Le néoplatonisme du XVI ème siècle est avant tout une ontologie. Dieu est l’Être, dont émanent tous les autres êtres, hiérarchisés selon leur degré de pureté. Les âmes astrales et les anges, pures créatures célestes, immortelles et parfaites assurent la marche des sphères qui composent l’univers incorruptible. En revanche, les essences des choses matérielles qui composent l’univers terrestre, si elles sont des créatures, des Idées résidant auprès de Dieu, ont besoin des formes sensibles pour exister, mais ces formes ne sont que des traductions imparfaites et corruptibles de leurs archétypes divins. Au centre du Cosmos, l’homme est à la fois âme immortelle, image de Dieu, créature privilégiée entre toutes, mais aussi matière et pesanteur corporelle. Sa vocation est donc, par la connaissance, de passer du monde des apparences sensibles à l’intelligence des Idées qui lui permet de revenir à l’Être.

Dans cette démarche qu’il peut refuser en se ravalant au rang des bêtes, trois modes de connaissance s’offrent à lui, qui correspondent aux trois formes de l’âme : par les sens (âme sensitive, animale, mortelle), par la raison déductive (âme rationnelle), enfin par la contemplation, qui permet à l’âme intellectuelle d’appréhender intuitivement, en se séparant des apparences sensibles et des pièges de l’analyse, les archétypes. Lorsque l’Homme étudie ou contemple l’Homme, il étudie ou contemple le miroir même de Dieu, son image imparfaite, mais à travers laquelle on peut atteindre la perfection : ainsi se trouve justifiée l’exaltation de la dignitas hominis et l’intérêt passionné qu’on lui porte80.
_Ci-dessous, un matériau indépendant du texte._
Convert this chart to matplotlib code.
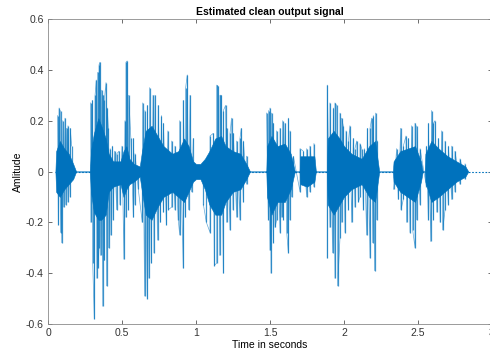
import matplotlib
matplotlib.use("Agg")
import matplotlib.pyplot as plt
import numpy as np

plt.rcParams['font.family'] = ['Liberation Sans', 'DejaVu Sans']

# Dense core of the waveform: time, upper level, lower level
core_t = [0.05, 0.055, 0.08, 0.11, 0.14, 0.17, 0.19,
          0.283, 0.29, 0.31, 0.34, 0.36, 0.39, 0.41, 0.44, 0.49, 0.51, 0.53, 0.55, 0.58, 0.62,
          0.635, 0.66, 0.70, 0.74, 0.78, 0.84, 0.88, 0.92, 0.95, 0.98, 1.00, 1.03,
          1.06, 1.09, 1.13, 1.17, 1.20, 1.25, 1.30, 1.34, 1.365,
          1.475, 1.48, 1.51, 1.55, 1.60, 1.64, 1.668,
          1.70, 1.705, 1.75, 1.80, 1.81,
          1.885, 1.89, 1.93, 1.97, 2.00, 2.05, 2.12, 2.17, 2.21, 2.238,
          2.33, 2.335, 2.38, 2.43, 2.48, 2.52, 2.532,
          2.545, 2.55, 2.59, 2.64, 2.70, 2.76, 2.82, 2.84]
core_hi = [0.0, 0.08, 0.12, 0.09, 0.07, 0.03, 0.0,
           0.0, 0.08, 0.15, 0.21, 0.18, 0.13, 0.07, 0.04, 0.04, 0.08, 0.10, 0.05, 0.03, 0.02,
           0.08, 0.16, 0.18, 0.14, 0.10, 0.07, 0.08, 0.13, 0.10, 0.04, 0.03, 0.03,
           0.05, 0.08, 0.13, 0.14, 0.10, 0.08, 0.07, 0.03, 0.0,
           0.0, 0.10, 0.14, 0.10, 0.11, 0.07, 0.0,
           0.0, 0.06, 0.06, 0.06, 0.0,
           0.0, 0.13, 0.16, 0.13, 0.10, 0.07, 0.05, 0.10, 0.12, 0.0,
           0.0, 0.04, 0.08, 0.09, 0.10, 0.04, 0.0,
           0.0, 0.07, 0.12, 0.09, 0.06, 0.04, 0.02, 0.0]
core_lo = [0.0, -0.08, -0.10, -0.07, -0.05, -0.03, 0.0,
           0.0, -0.08, -0.16, -0.19, -0.19, -0.17, -0.08, -0.06, -0.05, -0.10, -0.07, -0.05, -0.04, -0.02,
           -0.08, -0.17, -0.19, -0.14, -0.10, -0.08, -0.10, -0.12, -0.08, -0.04, -0.03, -0.03,
           -0.07, -0.13, -0.17, -0.17, -0.12, -0.08, -0.07, -0.03, 0.0,
           0.0, -0.10, -0.17, -0.12, -0.12, -0.07, 0.0,
           0.0, -0.05, -0.06, -0.04, 0.0,
           0.0, -0.13, -0.17, -0.13, -0.10, -0.07, -0.05, -0.10, -0.12, 0.0,
           0.0, -0.04, -0.08, -0.10, -0.12, -0.04, 0.0,
           0.0, -0.04, -0.12, -0.10, -0.07, -0.04, -0.02, 0.0]

# Positive peaks (time, amplitude)
up_t = [0.065, 0.075, 0.085, 0.10, 0.115, 0.125, 0.135, 0.15, 0.16,
        0.288, 0.30, 0.318, 0.326, 0.336, 0.345, 0.351, 0.362, 0.372, 0.38, 0.392, 0.40, 0.408,
        0.42, 0.435, 0.45, 0.465, 0.48, 0.50, 0.52, 0.527, 0.535, 0.545, 0.56, 0.577, 0.588,
        0.64, 0.655, 0.672, 0.687, 0.71, 0.723, 0.745, 0.766, 0.78, 0.81, 0.836, 0.858, 0.89,
        0.914, 0.93, 0.941, 0.96, 0.982,
        1.095, 1.117, 1.14, 1.149, 1.162, 1.171, 1.185, 1.20, 1.207, 1.23, 1.24, 1.252,
        1.275, 1.297, 1.306, 1.32, 1.342,
        1.477, 1.49, 1.50, 1.511, 1.523, 1.545, 1.568, 1.586, 1.602, 1.624, 1.635, 1.658,
        1.703, 1.725, 1.748, 1.77, 1.797,
        1.887, 1.905, 1.928, 1.939, 1.95, 1.973, 1.984, 1.995, 2.014, 2.03, 2.04, 2.063,
        2.074, 2.086, 2.108, 2.12, 2.137, 2.158, 2.176, 2.187, 2.198, 2.214, 2.225,
        2.356, 2.383, 2.401, 2.419, 2.435, 2.457, 2.48, 2.491, 2.514,
        2.557, 2.57, 2.592, 2.604, 2.615, 2.638, 2.66, 2.683, 2.705, 2.728, 2.75, 2.784, 2.818]
up_a = [0.22, 0.25, 0.24, 0.20, 0.21, 0.17, 0.18, 0.17, 0.10,
        0.27, 0.28, 0.30, 0.36, 0.39, 0.42, 0.43, 0.32, 0.30, 0.28, 0.35, 0.25, 0.17,
        0.09, 0.10, 0.08, 0.07, 0.08, 0.10, 0.20, 0.43, 0.435, 0.30, 0.13, 0.13, 0.07,
        0.27, 0.24, 0.26, 0.33, 0.30, 0.30, 0.26, 0.22, 0.19, 0.16, 0.12, 0.10, 0.20,
        0.28, 0.33, 0.38, 0.30, 0.13,
        0.14, 0.15, 0.34, 0.335, 0.30, 0.30, 0.24, 0.26, 0.17, 0.15, 0.21, 0.15,
        0.12, 0.13, 0.17, 0.12, 0.06,
        0.23, 0.24, 0.25, 0.23, 0.19, 0.16, 0.17, 0.20, 0.19, 0.21, 0.16, 0.06,
        0.09, 0.08, 0.09, 0.10, 0.11,
        0.34, 0.27, 0.25, 0.27, 0.26, 0.23, 0.21, 0.18, 0.16, 0.12, 0.18, 0.13,
        0.09, 0.12, 0.11, 0.09, 0.09, 0.17, 0.17, 0.21, 0.22, 0.23, 0.12,
        0.09, 0.17, 0.10, 0.14, 0.13, 0.18, 0.19, 0.18, 0.09,
        0.10, 0.19, 0.24, 0.19, 0.20, 0.13, 0.16, 0.12, 0.10, 0.10, 0.08, 0.05, 0.03]

# Negative peaks (time, amplitude)
dn_t = [0.07, 0.085, 0.093, 0.105, 0.12, 0.135, 0.15,
        0.29, 0.302, 0.313, 0.33, 0.338, 0.345, 0.355, 0.37, 0.38, 0.396, 0.41, 0.425, 0.44,
        0.464, 0.486, 0.513, 0.527, 0.543, 0.577, 0.588, 0.61,
        0.637, 0.653, 0.671, 0.682, 0.698, 0.716, 0.74, 0.76, 0.78, 0.80, 0.813, 0.836, 0.858,
        0.88, 0.89, 0.914, 0.928, 0.95, 0.97,
        1.05, 1.07, 1.095, 1.124, 1.14, 1.16, 1.185, 1.207, 1.23, 1.25, 1.275, 1.297, 1.32, 1.342,
        1.489, 1.50, 1.507, 1.523, 1.534, 1.545, 1.568, 1.579, 1.59, 1.613, 1.624, 1.635, 1.646,
        1.703, 1.748, 1.77, 1.797,
        1.887, 1.905, 1.923, 1.939, 1.957, 1.973, 1.984, 2.007, 2.03, 2.052, 2.074, 2.097,
        2.108, 2.131, 2.153, 2.176, 2.194, 2.207, 2.221,
        2.335, 2.367, 2.385, 2.401, 2.423, 2.446, 2.464, 2.48, 2.491, 2.514,
        2.557, 2.57, 2.586, 2.604, 2.627, 2.65, 2.667, 2.683, 2.705, 2.728, 2.75, 2.784, 2.818]
dn_a = [-0.21, -0.24, -0.28, -0.14, -0.13, -0.12, -0.10,
        -0.20, -0.36, -0.58, -0.42, -0.38, -0.30, -0.33, -0.53, -0.35, -0.45, -0.30, -0.25, -0.19,
        -0.15, -0.13, -0.345, -0.18, -0.15, -0.18, -0.13, -0.07,
        -0.20, -0.49, -0.50, -0.42, -0.36, -0.32, -0.27, -0.20, -0.16, -0.21, -0.15, -0.14, -0.15,
        -0.19, -0.25, -0.38, -0.18, -0.15, -0.08,
        -0.13, -0.20, -0.24, -0.37, -0.36, -0.33, -0.40, -0.20, -0.23, -0.15, -0.18, -0.19, -0.12, -0.05,
        -0.19, -0.31, -0.40, -0.28, -0.22, -0.19, -0.24, -0.18, -0.19, -0.24, -0.32, -0.19, -0.10,
        -0.08, -0.10, -0.08, -0.06,
        -0.34, -0.22, -0.32, -0.42, -0.45, -0.26, -0.20, -0.24, -0.15, -0.20, -0.14, -0.12,
        -0.10, -0.15, -0.25, -0.34, -0.28, -0.39, -0.19,
        -0.07, -0.11, -0.15, -0.11, -0.20, -0.24, -0.23, -0.30, -0.19, -0.13,
        -0.06, -0.19, -0.275, -0.19, -0.16, -0.20, -0.23, -0.15, -0.13, -0.11, -0.08, -0.05, -0.03]

x_ticks = [0, 0.5, 1, 1.5, 2, 2.5, 3]
x_ticklabels = ['0', '0.5', '1', '1.5', '2', '2.5', '3']
y_ticks = [-0.6, -0.4, -0.2, 0, 0.2, 0.4, 0.6]
y_ticklabels = ['-0.6', '-0.4', '-0.2', '0', '0.2', '0.4', '0.6']

blue = '#0072BD'
W, H = 490, 354
fig = plt.figure(figsize=(W / 100, H / 100), dpi=100)
ax = fig.add_axes([48 / W, 30 / H, 444 / W, 305 / H])

# silence / zero line
ax.plot([0.05, 2.98], [0, 0], color=blue, lw=0.8, ls=(0, (1.5, 1.5)))
ax.fill_between(core_t, core_lo, core_hi, color=blue, lw=0.4, ec=blue)
ax.vlines(up_t, 0, up_a, color=blue, lw=0.9, alpha=0.75)
ax.vlines(dn_t, dn_a, 0, color=blue, lw=0.9, alpha=0.75)

# oscillating trace through the peaks, in time order, broken at silent gaps
peaks = sorted(zip(up_t + dn_t, up_a + dn_a))
pk_t, pk_a = [], []
for i, (t, a) in enumerate(peaks):
    if i > 0 and t - peaks[i - 1][0] > 0.05:
        pk_t.append(np.nan)
        pk_a.append(np.nan)
    pk_t.append(t)
    pk_a.append(a)
ax.plot(pk_t, pk_a, color=blue, lw=0.5, alpha=0.6)

ax.set_xlim(0, 3)
ax.set_ylim(-0.6, 0.6)
ax.set_xticks(x_ticks)
ax.set_xticklabels(x_ticklabels)
ax.set_yticks(y_ticks)
ax.set_yticklabels(y_ticklabels)
ax.tick_params(direction='in', length=3, width=0.6, colors='#555555', labelsize=7.5,
               top=True, right=True, pad=3, labelcolor='#333333')
for s in ax.spines.values():
    s.set_color('#8a8a8a')
    s.set_linewidth(0.6)

ax.set_title('Estimated clean output signal', fontsize=7.5, fontweight='bold', pad=3)
ax.set_xlabel('Time in seconds', fontsize=7.5, labelpad=1)
ax.set_ylabel('Amlitude', fontsize=7.5, labelpad=2)

fig.savefig('out.png', dpi=100)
Malgré l’espace, malgré les frontières, malgré les conflits qui opposent les princes, les idées défendues par l’Humanisme se sont propagées principalement auprès de l’élite intellectuelle, notamment grâce à l’imprimerie, à l’enseignement, etc. Les humanistes s’interrogent aussi sur la meilleure façon de gouverner, sans avoir tous le même avis. Toutefois, le fait d’y réfléchir et de remettre en question la forme de gouvernement de l’époque est en soi une nouveauté. Machiavel pense que la fin justifie les moyens, Thomas More dans « l’utopie » imagine un état idéal fondé sur l’égalité et la tolérance religieuse81.
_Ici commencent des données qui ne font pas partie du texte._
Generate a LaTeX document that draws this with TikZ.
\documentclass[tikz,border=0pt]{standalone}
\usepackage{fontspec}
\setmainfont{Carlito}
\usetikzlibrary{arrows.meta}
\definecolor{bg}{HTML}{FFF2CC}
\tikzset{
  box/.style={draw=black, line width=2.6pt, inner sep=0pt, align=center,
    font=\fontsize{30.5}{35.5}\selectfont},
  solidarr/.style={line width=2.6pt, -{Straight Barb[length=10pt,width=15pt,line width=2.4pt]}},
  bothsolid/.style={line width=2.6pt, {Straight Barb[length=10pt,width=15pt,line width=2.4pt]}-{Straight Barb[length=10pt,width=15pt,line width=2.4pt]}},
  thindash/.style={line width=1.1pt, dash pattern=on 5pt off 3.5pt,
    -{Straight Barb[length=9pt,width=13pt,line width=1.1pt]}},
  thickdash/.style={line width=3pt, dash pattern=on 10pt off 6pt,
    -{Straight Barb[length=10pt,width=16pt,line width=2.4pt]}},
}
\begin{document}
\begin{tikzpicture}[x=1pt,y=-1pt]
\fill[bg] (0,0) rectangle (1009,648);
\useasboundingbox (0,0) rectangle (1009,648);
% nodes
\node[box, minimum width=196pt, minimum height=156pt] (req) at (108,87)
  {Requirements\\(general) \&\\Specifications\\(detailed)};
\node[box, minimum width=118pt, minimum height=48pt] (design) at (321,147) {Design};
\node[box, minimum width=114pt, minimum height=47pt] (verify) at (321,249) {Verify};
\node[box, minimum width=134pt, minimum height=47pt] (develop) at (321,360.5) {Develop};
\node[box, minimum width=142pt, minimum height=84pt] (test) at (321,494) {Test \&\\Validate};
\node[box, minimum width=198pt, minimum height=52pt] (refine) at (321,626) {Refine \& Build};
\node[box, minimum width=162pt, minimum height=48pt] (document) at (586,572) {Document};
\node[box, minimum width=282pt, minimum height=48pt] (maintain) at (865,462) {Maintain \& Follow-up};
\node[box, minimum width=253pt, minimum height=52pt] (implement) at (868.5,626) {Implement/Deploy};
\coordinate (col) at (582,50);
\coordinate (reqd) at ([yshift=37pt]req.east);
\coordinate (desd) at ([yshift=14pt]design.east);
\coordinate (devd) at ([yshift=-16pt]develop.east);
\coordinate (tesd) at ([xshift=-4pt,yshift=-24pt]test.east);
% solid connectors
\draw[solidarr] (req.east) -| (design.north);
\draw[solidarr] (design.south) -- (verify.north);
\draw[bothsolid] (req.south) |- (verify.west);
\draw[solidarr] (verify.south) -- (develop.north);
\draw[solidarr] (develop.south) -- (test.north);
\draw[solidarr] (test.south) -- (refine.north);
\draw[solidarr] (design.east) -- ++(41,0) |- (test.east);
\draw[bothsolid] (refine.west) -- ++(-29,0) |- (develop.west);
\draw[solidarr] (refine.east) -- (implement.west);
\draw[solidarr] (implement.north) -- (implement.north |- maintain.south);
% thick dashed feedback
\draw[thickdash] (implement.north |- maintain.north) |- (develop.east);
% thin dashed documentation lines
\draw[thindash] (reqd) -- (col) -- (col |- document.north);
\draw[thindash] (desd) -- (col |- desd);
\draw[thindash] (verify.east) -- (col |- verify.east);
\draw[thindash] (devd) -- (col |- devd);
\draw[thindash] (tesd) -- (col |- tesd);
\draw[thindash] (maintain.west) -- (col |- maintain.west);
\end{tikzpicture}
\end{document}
L’imprimerie joue un rôle très important dans cette diffusion de la culture humaniste. Alors que les ouvrages religieux (Ecriture sainte, Pères de l’Eglise, écrivains spirituels ou simplement livres d’Heures) représentent, dans la deuxième moitié du XV ème siècle l’essentiel de la production imprimée et une proportion qui reste importante ensuite, les éditions inspirées directement de l’Humanisme se multiplient significativement après 1480 : textes anciens en langue originale, textes traduits en langue véhiculaire des gens cultivés, le latin, puis en langue vulgaire, manuels, grammaires et dictionnaires, livres scientifiques. S’y ajoutent les écrits des humanistes eux-mêmes. Le plus grand succès de librairie d’un auteur contemporain est celui d’Erasme, dont les Adages connaissent 72 éditions de 1500 à 1525, 50 éditions de 1525 à 1550 et les Colloques, 60 et 70 tirages pour les mêmes périodes. L’imprimerie en permettant de répandre rapidement et à un prix nettement inférieur, les ouvrages anciens et récents, a été le véhicule fondamental des idées nouvelles, celles des humanistes et celles des Réformés.

La diffusion des idées nouvelles naît aussi des relations permanentes qui se nouent entre les hommes, par les voyages, comme ceux d’Erasme en Italie et en Angleterre, comme ceux de Budé en Italie, par des séjours voués à l’enseignement comme ces Italiens enseignant philosophie et grec à Paris, par une abondante correspondance, chargée de compliments réciproques, de réminiscences littéraires, d’exercice de style, et dont le destinataire s’empressait de diffuser le contenu dans les milieux intellectuels de sa ville. Une véritable émulation était entretenue en permanence, entre les lettrés d’un même centre, entre les centres qui, partout en Europe, reçoivent le message italien. On peut vraiment parler d’une République des lettres, qui ne groupe qu’un petit nombre d’hommes, mais les lie étroitement : des clercs, des enseignants, des médecins, quelques grands bourgeois enrichis se piquant de culture, quelques gentilshommes tranchant sur la médiocrité intellectuelle de leur milieu, tels un Pic de la Mirandole, etc. Mais on doit aussi penser que les idées nouvelles ont débordé le cadre étroit de ces milieux et que quelque chose s’en est répandue dans les classes dirigeantes.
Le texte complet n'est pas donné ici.